INPUT FOR THIS TASK —
/---

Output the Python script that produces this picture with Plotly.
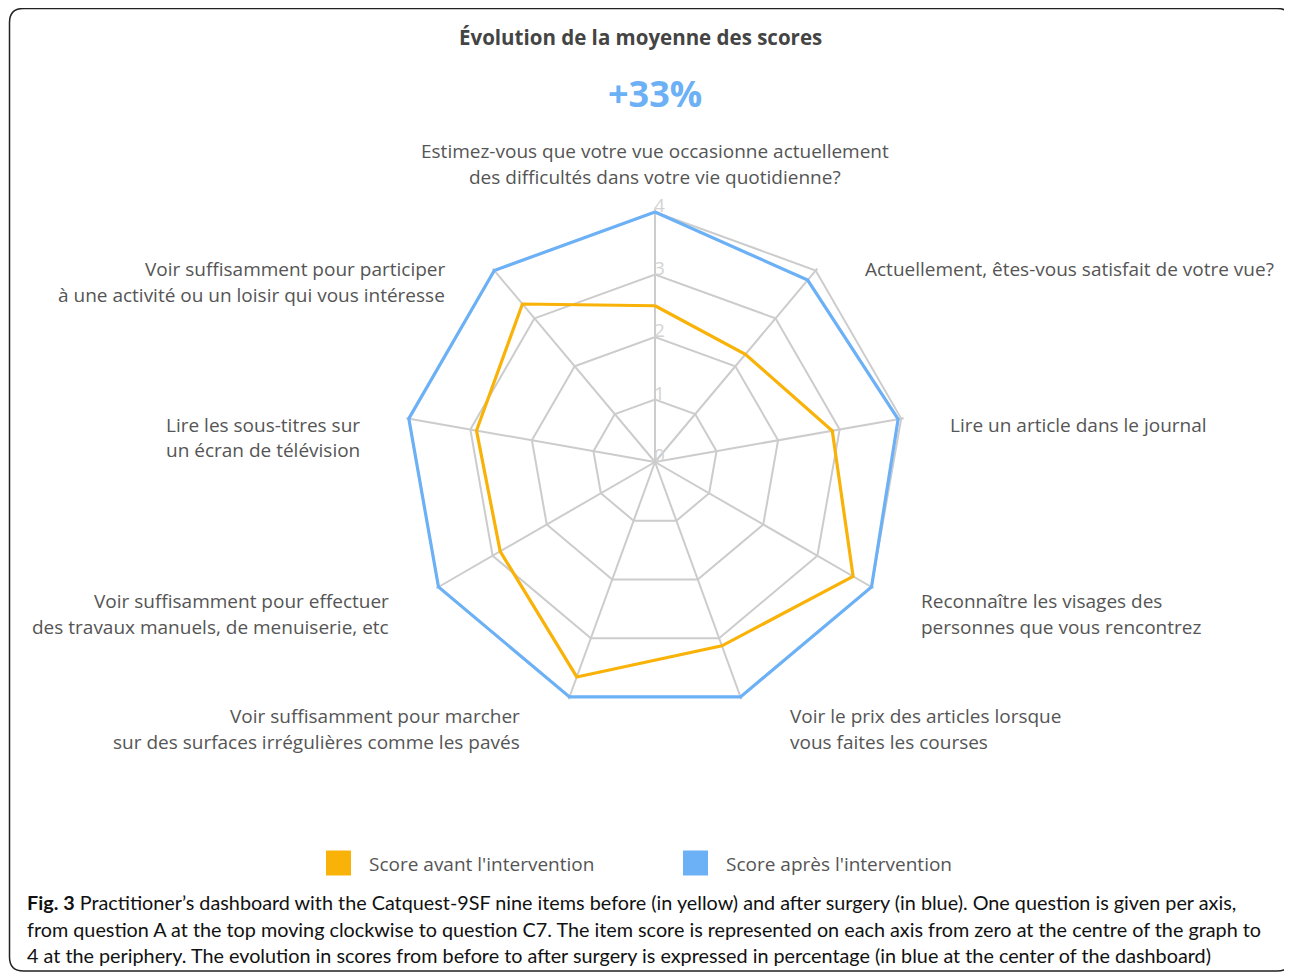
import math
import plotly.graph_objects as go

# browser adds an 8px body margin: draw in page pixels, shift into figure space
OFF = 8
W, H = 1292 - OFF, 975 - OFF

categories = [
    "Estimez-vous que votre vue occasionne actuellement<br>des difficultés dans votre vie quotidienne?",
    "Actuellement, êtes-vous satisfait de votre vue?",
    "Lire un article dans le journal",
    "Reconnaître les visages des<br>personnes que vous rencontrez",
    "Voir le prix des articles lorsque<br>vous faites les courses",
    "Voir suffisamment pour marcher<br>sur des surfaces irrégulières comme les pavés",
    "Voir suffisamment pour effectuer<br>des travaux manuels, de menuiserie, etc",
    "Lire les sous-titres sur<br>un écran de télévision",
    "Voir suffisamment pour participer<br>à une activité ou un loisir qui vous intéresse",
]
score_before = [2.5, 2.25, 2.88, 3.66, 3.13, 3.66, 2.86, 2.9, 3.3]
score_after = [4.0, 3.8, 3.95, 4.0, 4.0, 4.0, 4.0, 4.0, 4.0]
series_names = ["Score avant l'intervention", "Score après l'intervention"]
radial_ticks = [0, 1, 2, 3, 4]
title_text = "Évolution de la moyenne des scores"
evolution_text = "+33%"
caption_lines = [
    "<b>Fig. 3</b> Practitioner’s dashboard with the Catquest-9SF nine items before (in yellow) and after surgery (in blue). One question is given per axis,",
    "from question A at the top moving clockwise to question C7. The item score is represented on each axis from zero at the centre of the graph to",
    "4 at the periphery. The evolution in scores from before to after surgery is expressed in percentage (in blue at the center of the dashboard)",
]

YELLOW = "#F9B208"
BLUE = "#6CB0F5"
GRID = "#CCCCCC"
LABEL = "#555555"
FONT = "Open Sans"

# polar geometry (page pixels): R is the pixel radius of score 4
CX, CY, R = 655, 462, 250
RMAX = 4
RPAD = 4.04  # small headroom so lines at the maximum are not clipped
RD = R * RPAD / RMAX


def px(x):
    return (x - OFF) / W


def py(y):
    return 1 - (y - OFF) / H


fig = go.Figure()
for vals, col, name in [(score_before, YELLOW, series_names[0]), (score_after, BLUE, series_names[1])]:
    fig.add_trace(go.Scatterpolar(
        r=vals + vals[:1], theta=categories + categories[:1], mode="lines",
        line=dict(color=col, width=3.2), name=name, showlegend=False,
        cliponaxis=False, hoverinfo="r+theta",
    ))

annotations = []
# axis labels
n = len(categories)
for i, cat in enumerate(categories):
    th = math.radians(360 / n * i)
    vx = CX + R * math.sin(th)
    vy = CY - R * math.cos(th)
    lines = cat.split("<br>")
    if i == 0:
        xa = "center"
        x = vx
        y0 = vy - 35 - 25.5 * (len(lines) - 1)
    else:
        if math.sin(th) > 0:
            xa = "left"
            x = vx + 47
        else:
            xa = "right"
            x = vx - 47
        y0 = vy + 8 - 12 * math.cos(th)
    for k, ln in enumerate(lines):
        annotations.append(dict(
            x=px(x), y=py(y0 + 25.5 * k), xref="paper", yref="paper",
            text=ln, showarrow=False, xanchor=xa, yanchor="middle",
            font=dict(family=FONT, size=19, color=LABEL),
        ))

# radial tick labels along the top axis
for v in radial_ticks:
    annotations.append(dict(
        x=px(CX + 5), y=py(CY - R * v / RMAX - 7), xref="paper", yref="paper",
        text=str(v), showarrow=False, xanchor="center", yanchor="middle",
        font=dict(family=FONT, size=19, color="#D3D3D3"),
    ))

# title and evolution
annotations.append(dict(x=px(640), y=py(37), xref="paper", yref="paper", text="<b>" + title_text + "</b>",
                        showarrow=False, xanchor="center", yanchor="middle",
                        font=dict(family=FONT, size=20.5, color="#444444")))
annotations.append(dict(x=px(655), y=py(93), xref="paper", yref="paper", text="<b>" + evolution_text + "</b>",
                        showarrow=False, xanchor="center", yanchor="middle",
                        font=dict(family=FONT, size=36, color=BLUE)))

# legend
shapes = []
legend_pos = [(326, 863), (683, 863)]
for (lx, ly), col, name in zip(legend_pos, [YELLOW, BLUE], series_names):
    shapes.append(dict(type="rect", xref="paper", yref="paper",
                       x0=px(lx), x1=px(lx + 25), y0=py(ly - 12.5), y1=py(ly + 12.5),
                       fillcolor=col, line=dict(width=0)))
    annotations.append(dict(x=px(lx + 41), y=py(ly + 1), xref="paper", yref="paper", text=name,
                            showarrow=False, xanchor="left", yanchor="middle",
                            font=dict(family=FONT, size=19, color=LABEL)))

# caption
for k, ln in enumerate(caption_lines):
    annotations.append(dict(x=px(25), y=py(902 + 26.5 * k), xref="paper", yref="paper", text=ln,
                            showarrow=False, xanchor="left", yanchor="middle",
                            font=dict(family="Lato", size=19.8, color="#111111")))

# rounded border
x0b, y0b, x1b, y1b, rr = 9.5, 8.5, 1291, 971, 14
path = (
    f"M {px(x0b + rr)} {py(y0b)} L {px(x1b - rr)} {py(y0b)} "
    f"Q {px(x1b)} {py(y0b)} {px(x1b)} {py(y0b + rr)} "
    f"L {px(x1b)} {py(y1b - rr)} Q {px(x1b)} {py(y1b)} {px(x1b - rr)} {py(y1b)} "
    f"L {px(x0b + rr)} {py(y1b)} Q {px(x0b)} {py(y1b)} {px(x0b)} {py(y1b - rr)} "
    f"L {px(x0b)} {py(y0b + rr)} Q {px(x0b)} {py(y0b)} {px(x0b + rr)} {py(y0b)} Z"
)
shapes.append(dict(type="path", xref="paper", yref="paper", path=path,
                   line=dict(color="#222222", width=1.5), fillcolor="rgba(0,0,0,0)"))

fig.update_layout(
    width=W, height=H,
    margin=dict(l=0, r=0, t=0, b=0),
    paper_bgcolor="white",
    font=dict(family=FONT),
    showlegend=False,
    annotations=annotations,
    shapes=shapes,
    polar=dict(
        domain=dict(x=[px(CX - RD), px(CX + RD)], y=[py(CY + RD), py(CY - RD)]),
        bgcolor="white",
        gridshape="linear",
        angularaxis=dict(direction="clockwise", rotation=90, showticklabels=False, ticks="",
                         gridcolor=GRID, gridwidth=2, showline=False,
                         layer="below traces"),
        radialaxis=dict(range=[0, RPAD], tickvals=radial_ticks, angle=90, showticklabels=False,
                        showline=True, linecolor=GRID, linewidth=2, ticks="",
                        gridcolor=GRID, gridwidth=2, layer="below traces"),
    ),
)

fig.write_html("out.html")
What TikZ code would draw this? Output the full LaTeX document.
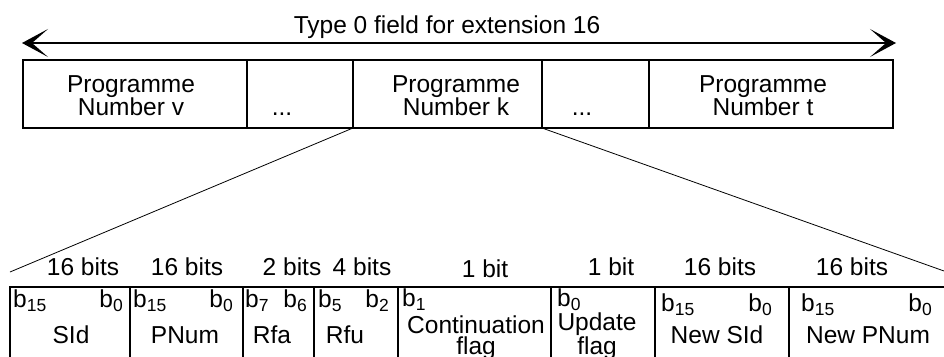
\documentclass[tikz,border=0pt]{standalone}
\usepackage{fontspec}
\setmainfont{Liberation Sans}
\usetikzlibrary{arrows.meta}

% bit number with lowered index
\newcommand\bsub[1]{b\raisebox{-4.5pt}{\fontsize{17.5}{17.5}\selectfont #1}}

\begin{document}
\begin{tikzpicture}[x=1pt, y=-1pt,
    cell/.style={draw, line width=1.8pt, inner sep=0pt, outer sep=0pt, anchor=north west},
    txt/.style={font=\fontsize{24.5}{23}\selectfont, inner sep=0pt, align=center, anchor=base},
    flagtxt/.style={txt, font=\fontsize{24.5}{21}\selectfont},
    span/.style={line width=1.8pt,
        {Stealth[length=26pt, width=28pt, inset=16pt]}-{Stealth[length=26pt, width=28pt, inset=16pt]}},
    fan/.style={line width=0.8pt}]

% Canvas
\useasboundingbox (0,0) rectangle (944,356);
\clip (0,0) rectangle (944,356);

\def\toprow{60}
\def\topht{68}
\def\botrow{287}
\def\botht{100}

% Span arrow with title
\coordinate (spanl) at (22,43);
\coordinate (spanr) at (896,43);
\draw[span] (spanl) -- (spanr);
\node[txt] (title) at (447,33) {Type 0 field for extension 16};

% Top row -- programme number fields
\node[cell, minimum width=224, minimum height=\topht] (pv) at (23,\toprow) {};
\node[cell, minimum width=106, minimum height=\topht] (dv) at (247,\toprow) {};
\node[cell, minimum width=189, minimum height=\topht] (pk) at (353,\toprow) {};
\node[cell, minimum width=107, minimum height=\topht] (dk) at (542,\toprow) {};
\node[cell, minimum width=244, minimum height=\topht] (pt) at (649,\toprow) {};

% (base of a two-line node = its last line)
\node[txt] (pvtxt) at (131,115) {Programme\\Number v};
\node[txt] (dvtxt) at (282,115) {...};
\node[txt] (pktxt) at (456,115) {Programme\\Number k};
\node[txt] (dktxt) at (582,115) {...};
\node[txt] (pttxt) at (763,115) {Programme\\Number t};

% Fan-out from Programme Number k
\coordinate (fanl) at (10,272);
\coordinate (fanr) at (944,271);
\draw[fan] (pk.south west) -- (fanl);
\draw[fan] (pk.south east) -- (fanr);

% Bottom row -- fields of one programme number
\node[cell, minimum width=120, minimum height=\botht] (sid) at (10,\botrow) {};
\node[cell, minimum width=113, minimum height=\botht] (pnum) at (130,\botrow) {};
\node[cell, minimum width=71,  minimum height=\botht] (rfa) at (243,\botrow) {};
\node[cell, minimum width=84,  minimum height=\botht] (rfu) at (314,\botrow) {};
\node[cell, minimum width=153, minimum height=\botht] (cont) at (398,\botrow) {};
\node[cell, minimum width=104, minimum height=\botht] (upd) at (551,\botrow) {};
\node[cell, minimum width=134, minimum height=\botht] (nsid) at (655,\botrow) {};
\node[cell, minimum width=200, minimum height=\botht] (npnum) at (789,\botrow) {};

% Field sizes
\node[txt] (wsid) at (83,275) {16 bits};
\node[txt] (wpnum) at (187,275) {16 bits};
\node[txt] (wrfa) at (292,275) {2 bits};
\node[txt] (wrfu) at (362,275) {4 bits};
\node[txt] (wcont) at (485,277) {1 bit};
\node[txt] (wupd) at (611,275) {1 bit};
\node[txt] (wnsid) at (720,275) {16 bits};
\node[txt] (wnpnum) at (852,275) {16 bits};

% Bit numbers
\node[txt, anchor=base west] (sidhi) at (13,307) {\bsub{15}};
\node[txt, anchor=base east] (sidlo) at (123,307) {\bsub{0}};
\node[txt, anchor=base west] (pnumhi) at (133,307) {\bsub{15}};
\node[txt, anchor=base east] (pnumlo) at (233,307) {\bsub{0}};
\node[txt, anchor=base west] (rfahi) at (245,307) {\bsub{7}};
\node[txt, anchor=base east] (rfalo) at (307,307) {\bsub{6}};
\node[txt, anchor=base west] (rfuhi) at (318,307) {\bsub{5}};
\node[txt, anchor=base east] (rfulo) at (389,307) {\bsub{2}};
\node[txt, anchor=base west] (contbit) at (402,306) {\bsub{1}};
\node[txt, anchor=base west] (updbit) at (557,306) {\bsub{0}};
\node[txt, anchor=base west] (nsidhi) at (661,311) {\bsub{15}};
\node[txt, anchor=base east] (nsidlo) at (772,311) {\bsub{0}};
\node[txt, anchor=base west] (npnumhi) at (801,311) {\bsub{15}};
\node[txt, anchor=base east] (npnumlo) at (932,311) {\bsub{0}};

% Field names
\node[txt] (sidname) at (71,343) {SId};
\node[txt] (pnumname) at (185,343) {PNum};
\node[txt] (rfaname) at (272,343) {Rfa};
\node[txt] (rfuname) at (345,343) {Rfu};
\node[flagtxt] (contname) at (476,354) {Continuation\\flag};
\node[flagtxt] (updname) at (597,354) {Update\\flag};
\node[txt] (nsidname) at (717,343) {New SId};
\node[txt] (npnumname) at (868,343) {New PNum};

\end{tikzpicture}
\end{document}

\---

SHORT TASK — Can you give again only the lines between the one containing "What TikZ code" and the one containing "(title) at (447,33)", counting both, exactly as they appear and without any pictures?

EXERCISE RESULT —
What TikZ code would draw this? Output the full LaTeX document.
\documentclass[tikz,border=0pt]{standalone}
\usepackage{fontspec}
\setmainfont{Liberation Sans}
\usetikzlibrary{arrows.meta}

% bit number with lowered index
\newcommand\bsub[1]{b\raisebox{-4.5pt}{\fontsize{17.5}{17.5}\selectfont #1}}

\begin{document}
\begin{tikzpicture}[x=1pt, y=-1pt,
    cell/.style={draw, line width=1.8pt, inner sep=0pt, outer sep=0pt, anchor=north west},
    txt/.style={font=\fontsize{24.5}{23}\selectfont, inner sep=0pt, align=center, anchor=base},
    flagtxt/.style={txt, font=\fontsize{24.5}{21}\selectfont},
    span/.style={line width=1.8pt,
        {Stealth[length=26pt, width=28pt, inset=16pt]}-{Stealth[length=26pt, width=28pt, inset=16pt]}},
    fan/.style={line width=0.8pt}]

% Canvas
\useasboundingbox (0,0) rectangle (944,356);
\clip (0,0) rectangle (944,356);

\def\toprow{60}
\def\topht{68}
\def\botrow{287}
\def\botht{100}

% Span arrow with title
\coordinate (spanl) at (22,43);
\coordinate (spanr) at (896,43);
\draw[span] (spanl) -- (spanr);
\node[txt] (title) at (447,33) {Type 0 field for extension 16};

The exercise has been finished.